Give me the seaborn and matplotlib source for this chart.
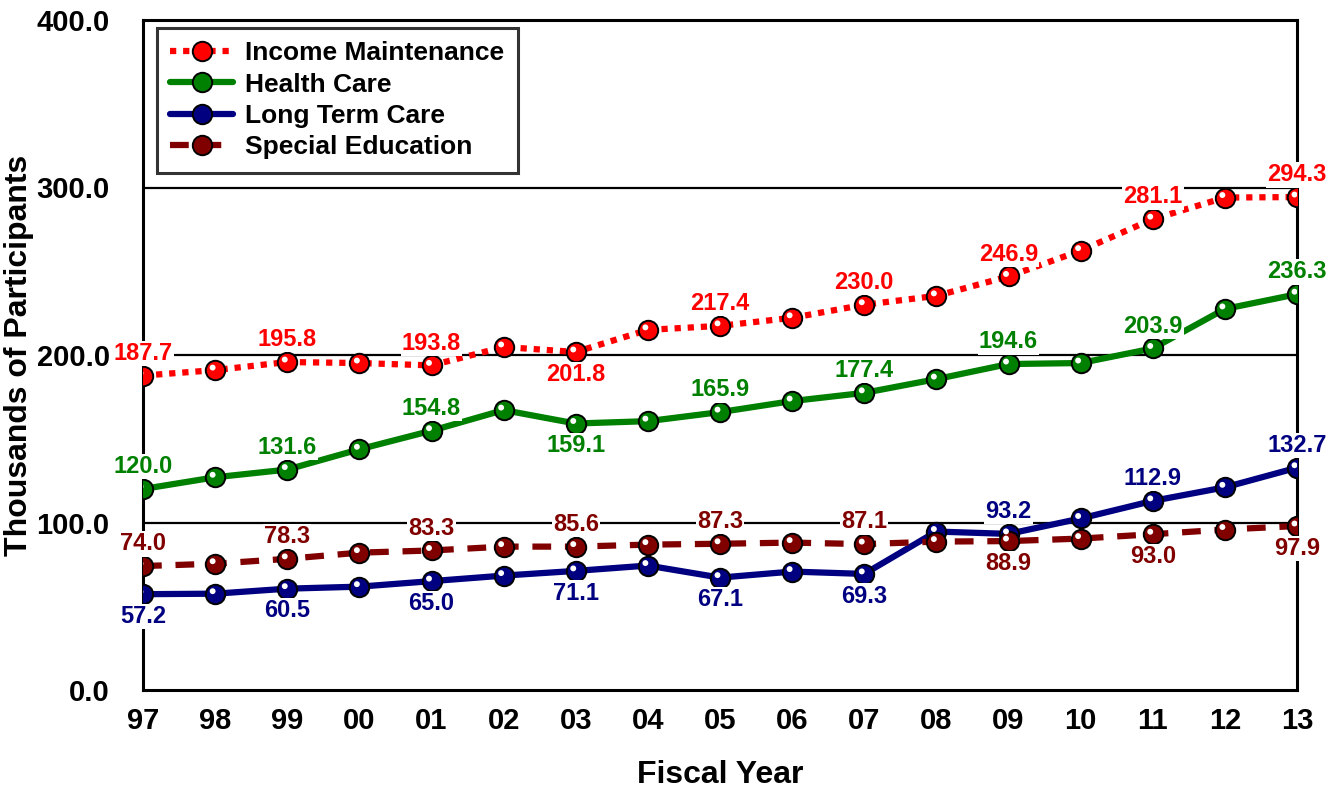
import matplotlib
matplotlib.use("Agg")
import matplotlib.pyplot as plt
import matplotlib.transforms as mtransforms
import pandas as pd
import seaborn as sns

# fiscal years and participants (thousands)
years = ["97", "98", "99", "00", "01", "02", "03", "04", "05",
         "06", "07", "08", "09", "10", "11", "12", "13"]
income_maintenance = [187.7, 191.0, 195.8, 195.2, 193.8, 204.8, 201.8, 215.0, 217.4,
                      222.2, 230.0, 235.3, 246.9, 262.3, 281.1, 294.0, 294.3]
health_care = [120.0, 127.0, 131.6, 143.7, 154.8, 167.1, 159.1, 160.5, 165.9,
               172.5, 177.4, 185.6, 194.6, 195.2, 203.9, 227.5, 236.3]
long_term_care = [57.2, 57.5, 60.5, 61.7, 65.0, 68.3, 71.1, 74.3, 67.1,
                  70.7, 69.3, 94.6, 93.2, 102.4, 112.9, 121.0, 132.7]
special_education = [74.0, 75.4, 78.3, 82.0, 83.3, 85.6, 85.6, 86.8, 87.3,
                     88.0, 87.1, 88.6, 88.9, 90.4, 93.0, 95.8, 97.9]

# which points get a value label, and whether it sits above (+1) or below (-1)
label_idx = [0, 2, 4, 6, 8, 10, 12, 14, 16]
income_side = [1, 1, 1, -1, 1, 1, 1, 1, 1]
health_side = [1, 1, 1, -1, 1, 1, 1, 1, 1]
ltc_side = [-1, -1, -1, -1, -1, -1, 1, 1, 1]
sped_side = [1, 1, 1, 1, 1, 1, -1, -1, -1]

sns.set_style("white")
plt.rcParams["font.family"] = ["Liberation Sans", "DejaVu Sans"]
plt.rcParams["font.weight"] = "bold"
plt.rcParams["text.color"] = "black"
plt.rcParams["axes.labelcolor"] = "black"
plt.rcParams["xtick.color"] = "black"
plt.rcParams["ytick.color"] = "black"

fig = plt.figure(figsize=(13.38, 7.9), dpi=100)
ax = fig.add_axes([143 / 1338, 1 - 690 / 790, (1297 - 143) / 1338, (690 - 20) / 790])

x = list(range(len(years)))
series = [
    ("Income Maintenance", income_maintenance, "#FF0000", (0, (1, 1.1)), income_side),
    ("Health Care", health_care, "#008000", "-", health_side),
    ("Long Term Care", long_term_care, "#000080", "-", ltc_side),
    ("Special Education", special_education, "#800000", (0, (3, 2.2)), sped_side),
]

highlight = mtransforms.offset_copy(ax.transData, fig=fig, x=-2.5, y=2.5, units="dots")

for name, vals, color, ls, sides in series:
    df = pd.DataFrame({"year": x, "value": vals})
    sns.lineplot(data=df, x="year", y="value", ax=ax, color=color, linewidth=4.5,
                 linestyle=ls, marker="o", markersize=14, markerfacecolor=color,
                 markeredgecolor="black", markeredgewidth=1.4, label=name, zorder=3,
                 dash_capstyle="butt")
    ax.scatter(x, vals, s=18, color="white", edgecolors="none", zorder=4,
               transform=highlight)
    for i, s in zip(label_idx, sides):
        ax.annotate(f"{vals[i]:.1f}", (x[i], vals[i]), xytext=(0, 16 * s),
                    textcoords="offset points", ha="center", va="center",
                    fontsize=17, fontweight="bold", color=color, zorder=6,
                    bbox=dict(boxstyle="square,pad=0.05", fc="white", ec="none"))

ax.set_xlim(0, len(years) - 1)
ax.set_ylim(0, 400)
ax.set_xticks(x)
ax.set_xticklabels(years)
ax.set_yticks([0, 100, 200, 300, 400])
ax.set_yticklabels(["0.0", "100.0", "200.0", "300.0", "400.0"])
ax.tick_params(axis="x", direction="in", length=18, width=1.2, pad=12,
               labelsize=21, color="black")
ax.tick_params(axis="y", length=0, pad=24, labelsize=21)
for lab in ax.get_xticklabels() + ax.get_yticklabels():
    lab.set_fontweight("bold")

for y in [100, 200, 300]:
    ax.axhline(y, color="black", linewidth=1.6, zorder=1)
for sp in ax.spines.values():
    sp.set_visible(True)
    sp.set_color("black")
    sp.set_linewidth(2.2)

ax.set_xlabel("Fiscal Year", fontsize=23, fontweight="bold", labelpad=18)
ax.set_ylabel("Thousands of Participants", fontsize=23, fontweight="bold", labelpad=2)

leg = ax.legend(loc="upper left", bbox_to_anchor=(0.012, 0.988), borderaxespad=0,
                fontsize=19, frameon=True, fancybox=False, handlelength=2.4,
                labelspacing=0.28, borderpad=0.5, handletextpad=0.45)
leg.get_frame().set_edgecolor("black")
leg.get_frame().set_linewidth(2.2)
for t in leg.get_texts():
    t.set_fontweight("bold")

fig.savefig("out.png", dpi=100)
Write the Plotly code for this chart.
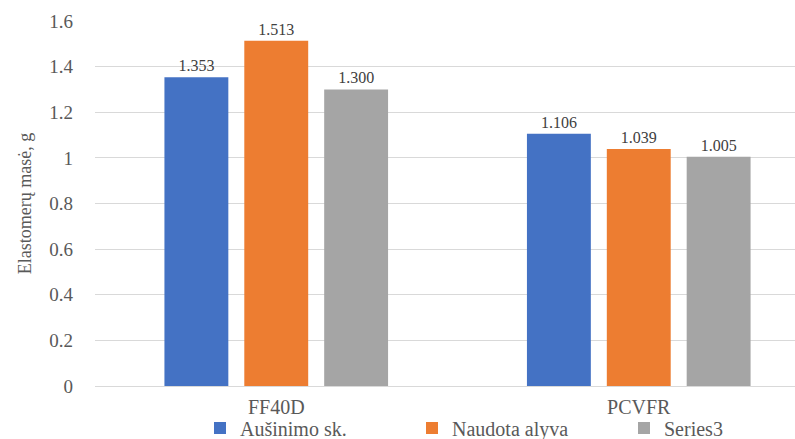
= = = = = = =
### Exercise aim:
Copy every line of the data word for word, omitting the images.

### Exercise response:
Give me the seaborn and matplotlib source for this chart.
import matplotlib
matplotlib.use("Agg")
import matplotlib.pyplot as plt
import matplotlib.transforms as mtransforms
import pandas as pd
import seaborn as sns

# fiscal years and participants (thousands)
years = ["97", "98", "99", "00", "01", "02", "03", "04", "05",
         "06", "07", "08", "09", "10", "11", "12", "13"]
income_maintenance = [187.7, 191.0, 195.8, 195.2, 193.8, 204.8, 201.8, 215.0, 217.4,
                      222.2, 230.0, 235.3, 246.9, 262.3, 281.1, 294.0, 294.3]
health_care = [120.0, 127.0, 131.6, 143.7, 154.8, 167.1, 159.1, 160.5, 165.9,
               172.5, 177.4, 185.6, 194.6, 195.2, 203.9, 227.5, 236.3]
long_term_care = [57.2, 57.5, 60.5, 61.7, 65.0, 68.3, 71.1, 74.3, 67.1,
                  70.7, 69.3, 94.6, 93.2, 102.4, 112.9, 121.0, 132.7]
special_education = [74.0, 75.4, 78.3, 82.0, 83.3, 85.6, 85.6, 86.8, 87.3,
                     88.0, 87.1, 88.6, 88.9, 90.4, 93.0, 95.8, 97.9]

# which points get a value label, and whether it sits above (+1) or below (-1)
label_idx = [0, 2, 4, 6, 8, 10, 12, 14, 16]
income_side = [1, 1, 1, -1, 1, 1, 1, 1, 1]
health_side = [1, 1, 1, -1, 1, 1, 1, 1, 1]
ltc_side = [-1, -1, -1, -1, -1, -1, 1, 1, 1]
sped_side = [1, 1, 1, 1, 1, 1, -1, -1, -1]

sns.set_style("white")
plt.rcParams["font.family"] = ["Liberation Sans", "DejaVu Sans"]
plt.rcParams["font.weight"] = "bold"
plt.rcParams["text.color"] = "black"
plt.rcParams["axes.labelcolor"] = "black"
plt.rcParams["xtick.color"] = "black"
plt.rcParams["ytick.color"] = "black"

fig = plt.figure(figsize=(13.38, 7.9), dpi=100)
ax = fig.add_axes([143 / 1338, 1 - 690 / 790, (1297 - 143) / 1338, (690 - 20) / 790])

x = list(range(len(years)))
series = [
    ("Income Maintenance", income_maintenance, "#FF0000", (0, (1, 1.1)), income_side),
    ("Health Care", health_care, "#008000", "-", health_side),
    ("Long Term Care", long_term_care, "#000080", "-", ltc_side),
    ("Special Education", special_education, "#800000", (0, (3, 2.2)), sped_side),
]

highlight = mtransforms.offset_copy(ax.transData, fig=fig, x=-2.5, y=2.5, units="dots")

for name, vals, color, ls, sides in series:
    df = pd.DataFrame({"year": x, "value": vals})
    sns.lineplot(data=df, x="year", y="value", ax=ax, color=color, linewidth=4.5,
                 linestyle=ls, marker="o", markersize=14, markerfacecolor=color,
                 markeredgecolor="black", markeredgewidth=1.4, label=name, zorder=3,
                 dash_capstyle="butt")
    ax.scatter(x, vals, s=18, color="white", edgecolors="none", zorder=4,
               transform=highlight)
    for i, s in zip(label_idx, sides):
        ax.annotate(f"{vals[i]:.1f}", (x[i], vals[i]), xytext=(0, 16 * s),
                    textcoords="offset points", ha="center", va="center",
                    fontsize=17, fontweight="bold", color=color, zorder=6,
                    bbox=dict(boxstyle="square,pad=0.05", fc="white", ec="none"))

ax.set_xlim(0, len(years) - 1)
ax.set_ylim(0, 400)
ax.set_xticks(x)
ax.set_xticklabels(years)
ax.set_yticks([0, 100, 200, 300, 400])
ax.set_yticklabels(["0.0", "100.0", "200.0", "300.0", "400.0"])
ax.tick_params(axis="x", direction="in", length=18, width=1.2, pad=12,
               labelsize=21, color="black")
ax.tick_params(axis="y", length=0, pad=24, labelsize=21)
for lab in ax.get_xticklabels() + ax.get_yticklabels():
    lab.set_fontweight("bold")

for y in [100, 200, 300]:
    ax.axhline(y, color="black", linewidth=1.6, zorder=1)
for sp in ax.spines.values():
    sp.set_visible(True)
    sp.set_color("black")
    sp.set_linewidth(2.2)

ax.set_xlabel("Fiscal Year", fontsize=23, fontweight="bold", labelpad=18)
ax.set_ylabel("Thousands of Participants", fontsize=23, fontweight="bold", labelpad=2)

leg = ax.legend(loc="upper left", bbox_to_anchor=(0.012, 0.988), borderaxespad=0,
                fontsize=19, frameon=True, fancybox=False, handlelength=2.4,
                labelspacing=0.28, borderpad=0.5, handletextpad=0.45)
leg.get_frame().set_edgecolor("black")
leg.get_frame().set_linewidth(2.2)
for t in leg.get_texts():
    t.set_fontweight("bold")

fig.savefig("out.png", dpi=100)
Write the Plotly code for this chart.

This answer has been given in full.